REQUIREMENTS: Start at the line where "Rebuild this chart" appears and end at the line where "Chart.register(...registerables);" appears; repeat those lines exactly, both ends included, leaving pictures behind.

DATA FOR THIS EXERCISE:

————

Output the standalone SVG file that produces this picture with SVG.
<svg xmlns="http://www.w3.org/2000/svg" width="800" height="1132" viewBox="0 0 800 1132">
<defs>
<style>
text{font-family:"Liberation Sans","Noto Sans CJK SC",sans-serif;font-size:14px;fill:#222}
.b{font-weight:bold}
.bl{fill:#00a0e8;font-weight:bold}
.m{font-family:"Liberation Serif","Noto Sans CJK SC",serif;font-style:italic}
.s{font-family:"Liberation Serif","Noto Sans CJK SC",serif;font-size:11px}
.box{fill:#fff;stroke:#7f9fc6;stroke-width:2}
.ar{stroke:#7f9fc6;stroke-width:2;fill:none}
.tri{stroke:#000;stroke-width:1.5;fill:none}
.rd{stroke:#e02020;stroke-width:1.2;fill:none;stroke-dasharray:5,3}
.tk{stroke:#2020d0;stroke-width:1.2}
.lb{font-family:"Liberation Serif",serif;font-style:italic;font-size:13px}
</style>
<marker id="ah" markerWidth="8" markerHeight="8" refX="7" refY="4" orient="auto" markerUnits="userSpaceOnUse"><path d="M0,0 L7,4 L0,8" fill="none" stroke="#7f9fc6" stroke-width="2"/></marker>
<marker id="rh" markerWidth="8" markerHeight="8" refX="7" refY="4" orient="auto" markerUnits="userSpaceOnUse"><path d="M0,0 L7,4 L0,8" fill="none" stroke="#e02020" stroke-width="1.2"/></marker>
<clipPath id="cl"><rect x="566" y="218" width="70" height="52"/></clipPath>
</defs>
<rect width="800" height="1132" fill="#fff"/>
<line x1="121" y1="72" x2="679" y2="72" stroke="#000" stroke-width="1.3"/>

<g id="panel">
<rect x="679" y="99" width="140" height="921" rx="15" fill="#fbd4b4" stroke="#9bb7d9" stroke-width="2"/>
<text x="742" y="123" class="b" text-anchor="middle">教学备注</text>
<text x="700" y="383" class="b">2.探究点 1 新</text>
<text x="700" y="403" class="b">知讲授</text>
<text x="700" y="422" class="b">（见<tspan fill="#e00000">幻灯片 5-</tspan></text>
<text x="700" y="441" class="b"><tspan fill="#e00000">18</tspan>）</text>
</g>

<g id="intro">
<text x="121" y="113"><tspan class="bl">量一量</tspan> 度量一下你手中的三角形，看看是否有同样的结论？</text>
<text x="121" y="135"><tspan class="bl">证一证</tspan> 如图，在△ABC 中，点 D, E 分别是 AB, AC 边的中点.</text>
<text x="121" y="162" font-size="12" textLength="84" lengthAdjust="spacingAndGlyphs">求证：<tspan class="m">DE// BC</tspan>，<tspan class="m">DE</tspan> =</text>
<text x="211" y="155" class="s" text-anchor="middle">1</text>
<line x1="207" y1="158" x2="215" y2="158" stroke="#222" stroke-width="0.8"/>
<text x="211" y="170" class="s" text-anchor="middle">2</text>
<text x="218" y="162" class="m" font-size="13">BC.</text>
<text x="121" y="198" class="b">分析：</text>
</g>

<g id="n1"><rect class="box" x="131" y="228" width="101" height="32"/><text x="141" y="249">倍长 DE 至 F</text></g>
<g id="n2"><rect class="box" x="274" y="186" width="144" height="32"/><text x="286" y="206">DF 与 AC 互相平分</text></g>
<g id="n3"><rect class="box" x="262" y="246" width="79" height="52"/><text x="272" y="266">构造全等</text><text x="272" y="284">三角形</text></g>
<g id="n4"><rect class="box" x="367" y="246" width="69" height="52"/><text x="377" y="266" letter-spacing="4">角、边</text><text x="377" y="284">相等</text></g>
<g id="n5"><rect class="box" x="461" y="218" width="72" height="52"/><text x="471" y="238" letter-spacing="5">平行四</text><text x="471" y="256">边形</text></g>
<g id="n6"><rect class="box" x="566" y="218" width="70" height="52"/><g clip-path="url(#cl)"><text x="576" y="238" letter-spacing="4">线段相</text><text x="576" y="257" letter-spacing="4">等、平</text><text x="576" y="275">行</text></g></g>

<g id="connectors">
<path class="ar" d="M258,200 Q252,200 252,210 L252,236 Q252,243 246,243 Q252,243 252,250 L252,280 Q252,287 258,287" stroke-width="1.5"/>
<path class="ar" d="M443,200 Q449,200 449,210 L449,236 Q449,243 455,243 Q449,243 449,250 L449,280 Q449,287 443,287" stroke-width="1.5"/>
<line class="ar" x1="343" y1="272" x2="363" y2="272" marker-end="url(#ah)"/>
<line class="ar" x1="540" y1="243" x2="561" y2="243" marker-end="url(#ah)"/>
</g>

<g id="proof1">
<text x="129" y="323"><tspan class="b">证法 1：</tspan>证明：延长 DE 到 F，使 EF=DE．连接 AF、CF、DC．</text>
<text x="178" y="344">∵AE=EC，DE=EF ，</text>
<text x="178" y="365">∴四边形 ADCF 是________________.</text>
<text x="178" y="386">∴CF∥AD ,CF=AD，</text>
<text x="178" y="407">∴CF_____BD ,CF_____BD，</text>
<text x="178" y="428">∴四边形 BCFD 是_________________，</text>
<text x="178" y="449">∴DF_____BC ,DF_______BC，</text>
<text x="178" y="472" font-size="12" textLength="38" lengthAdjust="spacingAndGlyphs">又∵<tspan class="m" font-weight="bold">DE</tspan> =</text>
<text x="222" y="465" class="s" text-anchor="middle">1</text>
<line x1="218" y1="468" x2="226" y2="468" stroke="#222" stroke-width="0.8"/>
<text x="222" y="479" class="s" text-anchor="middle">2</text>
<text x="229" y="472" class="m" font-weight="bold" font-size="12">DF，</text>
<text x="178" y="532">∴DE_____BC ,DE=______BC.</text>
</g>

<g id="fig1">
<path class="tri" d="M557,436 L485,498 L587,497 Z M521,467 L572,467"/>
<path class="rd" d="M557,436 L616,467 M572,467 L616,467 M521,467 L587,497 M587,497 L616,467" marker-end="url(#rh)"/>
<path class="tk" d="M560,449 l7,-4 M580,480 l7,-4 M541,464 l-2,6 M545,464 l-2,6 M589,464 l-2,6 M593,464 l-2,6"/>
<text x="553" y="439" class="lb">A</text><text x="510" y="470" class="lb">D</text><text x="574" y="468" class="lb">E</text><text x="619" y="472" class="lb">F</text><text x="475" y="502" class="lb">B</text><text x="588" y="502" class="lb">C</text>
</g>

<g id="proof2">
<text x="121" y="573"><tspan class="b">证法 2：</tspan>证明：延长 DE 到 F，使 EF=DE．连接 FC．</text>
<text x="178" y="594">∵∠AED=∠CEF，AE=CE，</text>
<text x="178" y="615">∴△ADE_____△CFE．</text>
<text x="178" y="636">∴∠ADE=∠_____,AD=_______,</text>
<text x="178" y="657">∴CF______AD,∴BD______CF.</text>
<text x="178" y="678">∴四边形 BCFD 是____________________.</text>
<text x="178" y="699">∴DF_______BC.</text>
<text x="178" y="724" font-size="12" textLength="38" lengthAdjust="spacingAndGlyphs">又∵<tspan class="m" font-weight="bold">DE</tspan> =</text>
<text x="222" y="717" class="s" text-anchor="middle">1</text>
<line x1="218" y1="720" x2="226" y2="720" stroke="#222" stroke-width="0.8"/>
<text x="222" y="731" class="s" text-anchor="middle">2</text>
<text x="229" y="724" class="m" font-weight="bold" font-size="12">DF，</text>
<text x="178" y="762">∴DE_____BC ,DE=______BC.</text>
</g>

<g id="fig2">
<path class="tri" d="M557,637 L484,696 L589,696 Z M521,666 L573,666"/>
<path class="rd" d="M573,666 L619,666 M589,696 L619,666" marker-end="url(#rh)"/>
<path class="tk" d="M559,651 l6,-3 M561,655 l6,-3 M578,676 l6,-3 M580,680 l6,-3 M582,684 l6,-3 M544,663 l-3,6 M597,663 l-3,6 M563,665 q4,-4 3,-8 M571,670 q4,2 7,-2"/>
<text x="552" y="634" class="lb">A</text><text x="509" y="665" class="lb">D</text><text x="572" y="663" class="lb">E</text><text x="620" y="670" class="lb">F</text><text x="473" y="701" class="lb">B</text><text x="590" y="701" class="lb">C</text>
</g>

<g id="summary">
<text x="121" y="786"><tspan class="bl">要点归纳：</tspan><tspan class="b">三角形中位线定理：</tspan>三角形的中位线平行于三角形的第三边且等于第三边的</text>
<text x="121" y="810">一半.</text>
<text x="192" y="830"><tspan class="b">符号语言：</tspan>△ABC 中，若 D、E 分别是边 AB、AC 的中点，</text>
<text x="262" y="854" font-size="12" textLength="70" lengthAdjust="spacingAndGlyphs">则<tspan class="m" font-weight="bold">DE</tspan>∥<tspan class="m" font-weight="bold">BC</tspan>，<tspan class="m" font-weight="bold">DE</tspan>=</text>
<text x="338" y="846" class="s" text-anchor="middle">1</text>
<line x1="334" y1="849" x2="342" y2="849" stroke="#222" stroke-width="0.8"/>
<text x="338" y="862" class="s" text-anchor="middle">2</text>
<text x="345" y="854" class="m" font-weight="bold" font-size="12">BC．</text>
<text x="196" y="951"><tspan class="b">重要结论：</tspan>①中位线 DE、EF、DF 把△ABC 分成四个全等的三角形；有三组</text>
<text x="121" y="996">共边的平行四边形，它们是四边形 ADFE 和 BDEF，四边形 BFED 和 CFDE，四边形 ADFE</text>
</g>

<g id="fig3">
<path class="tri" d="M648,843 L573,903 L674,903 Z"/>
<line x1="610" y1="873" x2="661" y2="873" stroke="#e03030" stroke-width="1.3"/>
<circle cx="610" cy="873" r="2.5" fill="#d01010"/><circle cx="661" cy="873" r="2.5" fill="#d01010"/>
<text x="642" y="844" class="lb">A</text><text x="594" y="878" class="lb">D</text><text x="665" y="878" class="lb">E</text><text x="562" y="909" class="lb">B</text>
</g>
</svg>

————

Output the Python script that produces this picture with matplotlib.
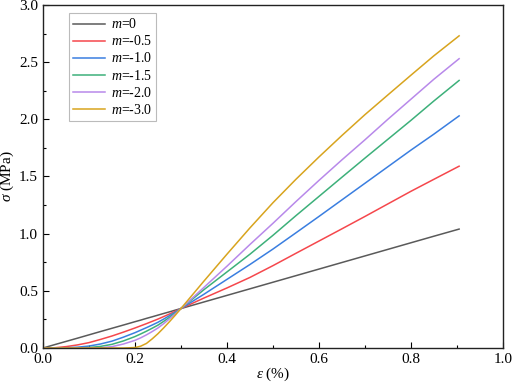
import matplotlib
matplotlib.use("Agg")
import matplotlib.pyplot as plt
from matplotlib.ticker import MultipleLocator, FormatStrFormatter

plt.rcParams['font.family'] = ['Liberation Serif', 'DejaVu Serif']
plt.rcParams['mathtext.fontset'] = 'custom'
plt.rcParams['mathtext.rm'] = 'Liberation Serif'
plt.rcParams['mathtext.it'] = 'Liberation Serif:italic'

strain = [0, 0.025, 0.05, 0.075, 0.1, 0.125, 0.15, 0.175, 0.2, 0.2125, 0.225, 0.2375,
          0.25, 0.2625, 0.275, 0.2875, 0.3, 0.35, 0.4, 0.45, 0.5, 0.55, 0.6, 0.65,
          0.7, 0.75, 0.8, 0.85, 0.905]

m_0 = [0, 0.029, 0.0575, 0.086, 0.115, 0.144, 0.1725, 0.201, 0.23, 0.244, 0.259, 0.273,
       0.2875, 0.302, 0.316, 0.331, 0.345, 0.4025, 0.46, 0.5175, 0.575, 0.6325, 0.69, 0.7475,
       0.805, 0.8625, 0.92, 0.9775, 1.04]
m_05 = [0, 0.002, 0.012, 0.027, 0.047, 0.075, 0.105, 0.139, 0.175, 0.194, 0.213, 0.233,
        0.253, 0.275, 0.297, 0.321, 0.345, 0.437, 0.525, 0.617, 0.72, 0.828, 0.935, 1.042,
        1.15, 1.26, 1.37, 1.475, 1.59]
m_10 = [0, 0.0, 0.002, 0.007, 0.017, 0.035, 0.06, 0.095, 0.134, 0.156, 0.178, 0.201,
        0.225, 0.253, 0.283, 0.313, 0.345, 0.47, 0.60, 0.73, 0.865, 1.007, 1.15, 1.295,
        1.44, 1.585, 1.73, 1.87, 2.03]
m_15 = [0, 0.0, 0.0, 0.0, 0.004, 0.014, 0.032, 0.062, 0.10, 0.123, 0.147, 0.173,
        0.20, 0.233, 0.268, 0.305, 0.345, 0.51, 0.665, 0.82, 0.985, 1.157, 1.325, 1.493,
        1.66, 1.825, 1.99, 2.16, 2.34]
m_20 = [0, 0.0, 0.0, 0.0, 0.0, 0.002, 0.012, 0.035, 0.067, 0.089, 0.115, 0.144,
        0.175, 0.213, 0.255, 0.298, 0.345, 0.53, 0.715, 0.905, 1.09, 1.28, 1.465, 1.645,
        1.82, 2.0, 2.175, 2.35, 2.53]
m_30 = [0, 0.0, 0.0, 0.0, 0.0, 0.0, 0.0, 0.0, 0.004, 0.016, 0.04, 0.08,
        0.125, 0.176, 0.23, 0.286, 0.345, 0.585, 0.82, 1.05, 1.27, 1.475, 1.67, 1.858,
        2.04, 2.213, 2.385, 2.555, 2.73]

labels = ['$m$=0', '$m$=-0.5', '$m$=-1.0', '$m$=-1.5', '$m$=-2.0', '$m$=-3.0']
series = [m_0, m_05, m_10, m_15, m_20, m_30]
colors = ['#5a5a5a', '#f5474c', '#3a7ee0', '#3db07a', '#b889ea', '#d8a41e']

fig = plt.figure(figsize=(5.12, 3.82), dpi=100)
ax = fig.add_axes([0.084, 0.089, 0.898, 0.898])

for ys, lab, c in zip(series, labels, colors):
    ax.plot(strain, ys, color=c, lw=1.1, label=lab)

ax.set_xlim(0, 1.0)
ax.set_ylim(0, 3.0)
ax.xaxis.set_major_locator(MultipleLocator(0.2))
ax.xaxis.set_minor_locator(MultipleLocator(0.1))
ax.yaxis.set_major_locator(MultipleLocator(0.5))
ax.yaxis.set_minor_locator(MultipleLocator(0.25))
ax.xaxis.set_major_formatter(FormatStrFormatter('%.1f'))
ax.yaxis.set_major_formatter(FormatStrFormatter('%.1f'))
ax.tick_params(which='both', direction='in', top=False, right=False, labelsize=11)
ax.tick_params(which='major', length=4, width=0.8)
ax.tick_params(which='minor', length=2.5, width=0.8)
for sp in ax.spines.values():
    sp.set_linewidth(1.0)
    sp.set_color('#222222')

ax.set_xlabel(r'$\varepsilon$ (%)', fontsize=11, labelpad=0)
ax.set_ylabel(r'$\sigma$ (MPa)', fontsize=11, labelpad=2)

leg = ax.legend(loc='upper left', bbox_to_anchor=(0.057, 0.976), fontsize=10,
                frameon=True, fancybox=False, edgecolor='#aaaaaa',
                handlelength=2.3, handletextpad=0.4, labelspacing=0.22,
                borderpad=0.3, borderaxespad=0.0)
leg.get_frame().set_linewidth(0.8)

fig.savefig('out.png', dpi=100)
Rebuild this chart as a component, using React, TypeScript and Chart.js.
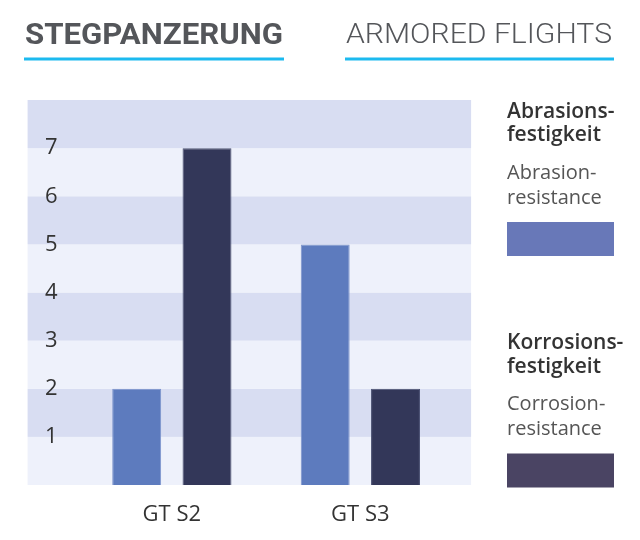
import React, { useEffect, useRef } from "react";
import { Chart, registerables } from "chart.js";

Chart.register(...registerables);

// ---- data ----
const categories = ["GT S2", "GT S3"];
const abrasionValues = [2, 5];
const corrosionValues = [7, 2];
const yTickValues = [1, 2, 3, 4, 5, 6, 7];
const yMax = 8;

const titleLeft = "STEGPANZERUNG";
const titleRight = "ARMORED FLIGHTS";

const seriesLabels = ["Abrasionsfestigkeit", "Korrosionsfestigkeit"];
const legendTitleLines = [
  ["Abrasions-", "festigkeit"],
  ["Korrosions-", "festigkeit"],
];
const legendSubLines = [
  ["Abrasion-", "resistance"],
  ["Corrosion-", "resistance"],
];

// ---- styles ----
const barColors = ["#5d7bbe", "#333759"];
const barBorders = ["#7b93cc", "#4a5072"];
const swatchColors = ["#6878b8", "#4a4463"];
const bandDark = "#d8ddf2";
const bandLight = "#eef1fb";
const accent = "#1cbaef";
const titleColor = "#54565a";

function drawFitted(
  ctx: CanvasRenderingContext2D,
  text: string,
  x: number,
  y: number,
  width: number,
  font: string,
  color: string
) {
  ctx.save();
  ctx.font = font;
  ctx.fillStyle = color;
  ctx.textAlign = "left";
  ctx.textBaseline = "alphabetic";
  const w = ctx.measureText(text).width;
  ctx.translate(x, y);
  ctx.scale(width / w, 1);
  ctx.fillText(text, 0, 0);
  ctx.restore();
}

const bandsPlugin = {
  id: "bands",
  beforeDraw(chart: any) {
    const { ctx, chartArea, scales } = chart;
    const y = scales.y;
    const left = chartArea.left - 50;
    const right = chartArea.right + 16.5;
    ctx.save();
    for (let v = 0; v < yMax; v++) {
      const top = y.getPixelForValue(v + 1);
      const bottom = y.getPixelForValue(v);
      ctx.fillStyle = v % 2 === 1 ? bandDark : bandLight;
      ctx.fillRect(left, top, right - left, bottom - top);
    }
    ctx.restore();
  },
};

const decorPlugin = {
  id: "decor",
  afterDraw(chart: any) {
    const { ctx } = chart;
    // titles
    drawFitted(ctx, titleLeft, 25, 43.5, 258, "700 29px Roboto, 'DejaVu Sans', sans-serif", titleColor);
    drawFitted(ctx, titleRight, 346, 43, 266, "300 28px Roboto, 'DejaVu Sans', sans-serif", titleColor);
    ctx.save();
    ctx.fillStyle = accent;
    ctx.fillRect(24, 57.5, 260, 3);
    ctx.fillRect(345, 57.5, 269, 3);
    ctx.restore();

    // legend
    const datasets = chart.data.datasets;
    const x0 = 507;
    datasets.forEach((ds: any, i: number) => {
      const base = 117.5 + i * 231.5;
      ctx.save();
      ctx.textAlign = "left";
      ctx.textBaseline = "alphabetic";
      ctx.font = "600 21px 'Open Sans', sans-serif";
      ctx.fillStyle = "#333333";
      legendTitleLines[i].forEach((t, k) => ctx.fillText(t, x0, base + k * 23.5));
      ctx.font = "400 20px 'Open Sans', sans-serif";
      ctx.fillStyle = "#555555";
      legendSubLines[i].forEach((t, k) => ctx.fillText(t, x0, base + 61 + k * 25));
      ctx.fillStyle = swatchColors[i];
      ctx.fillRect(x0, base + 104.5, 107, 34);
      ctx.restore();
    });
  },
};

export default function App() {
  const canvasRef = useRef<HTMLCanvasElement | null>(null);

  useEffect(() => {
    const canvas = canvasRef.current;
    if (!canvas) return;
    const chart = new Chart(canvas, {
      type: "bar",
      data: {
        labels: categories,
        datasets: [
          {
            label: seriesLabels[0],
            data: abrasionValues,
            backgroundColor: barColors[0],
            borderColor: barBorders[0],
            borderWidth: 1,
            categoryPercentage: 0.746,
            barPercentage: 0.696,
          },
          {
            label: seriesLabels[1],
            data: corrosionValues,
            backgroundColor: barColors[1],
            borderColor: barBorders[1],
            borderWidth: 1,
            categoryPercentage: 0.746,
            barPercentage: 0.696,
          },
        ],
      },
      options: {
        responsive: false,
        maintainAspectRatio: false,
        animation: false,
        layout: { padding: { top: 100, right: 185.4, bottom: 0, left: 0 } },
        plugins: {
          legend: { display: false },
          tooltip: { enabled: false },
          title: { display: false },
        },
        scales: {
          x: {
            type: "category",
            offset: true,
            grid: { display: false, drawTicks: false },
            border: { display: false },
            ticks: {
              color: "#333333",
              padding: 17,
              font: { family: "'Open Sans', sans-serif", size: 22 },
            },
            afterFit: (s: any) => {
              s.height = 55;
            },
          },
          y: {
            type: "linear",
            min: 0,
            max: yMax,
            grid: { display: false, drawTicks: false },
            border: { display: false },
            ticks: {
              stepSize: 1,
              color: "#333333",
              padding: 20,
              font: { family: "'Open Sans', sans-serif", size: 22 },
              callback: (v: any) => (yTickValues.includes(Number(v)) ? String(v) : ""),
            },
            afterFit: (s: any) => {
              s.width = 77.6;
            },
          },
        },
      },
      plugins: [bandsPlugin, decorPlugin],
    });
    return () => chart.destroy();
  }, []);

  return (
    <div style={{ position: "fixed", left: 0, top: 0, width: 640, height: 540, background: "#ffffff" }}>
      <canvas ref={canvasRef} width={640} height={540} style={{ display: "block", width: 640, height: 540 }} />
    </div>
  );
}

————

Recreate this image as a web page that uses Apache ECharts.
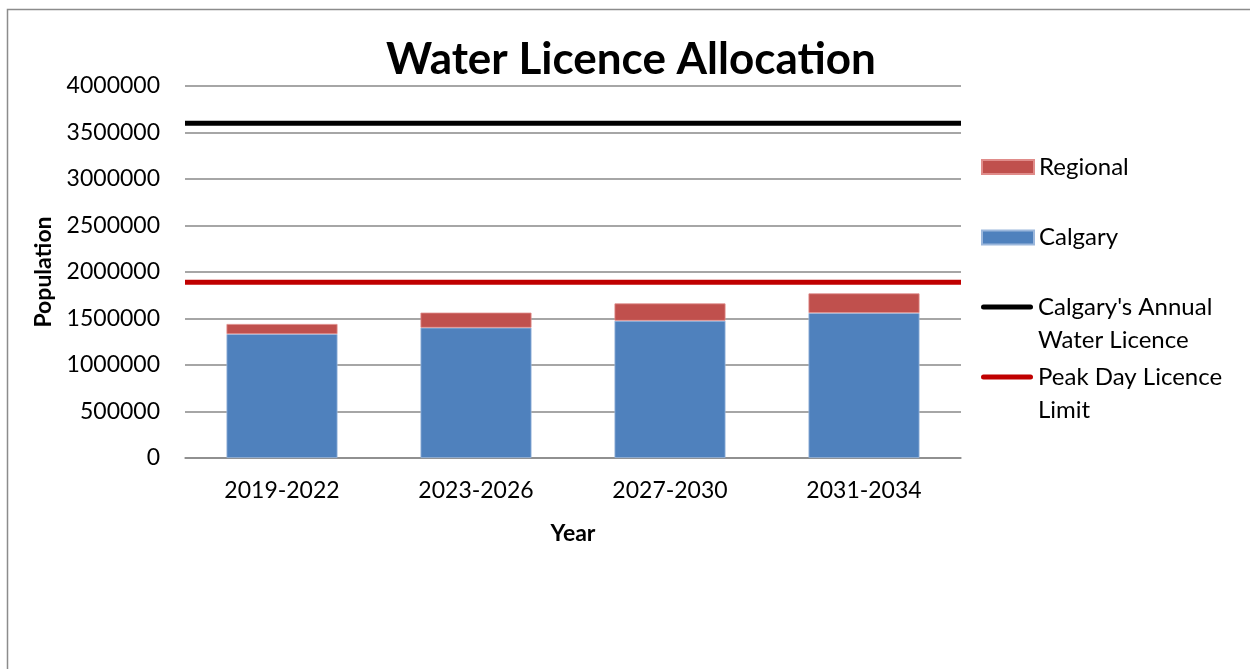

————

RESULT:
Rebuild this chart as a component, using React, TypeScript and Chart.js.
import React, { useEffect, useRef } from "react";
import { Chart, registerables } from "chart.js";

Chart.register(...registerables);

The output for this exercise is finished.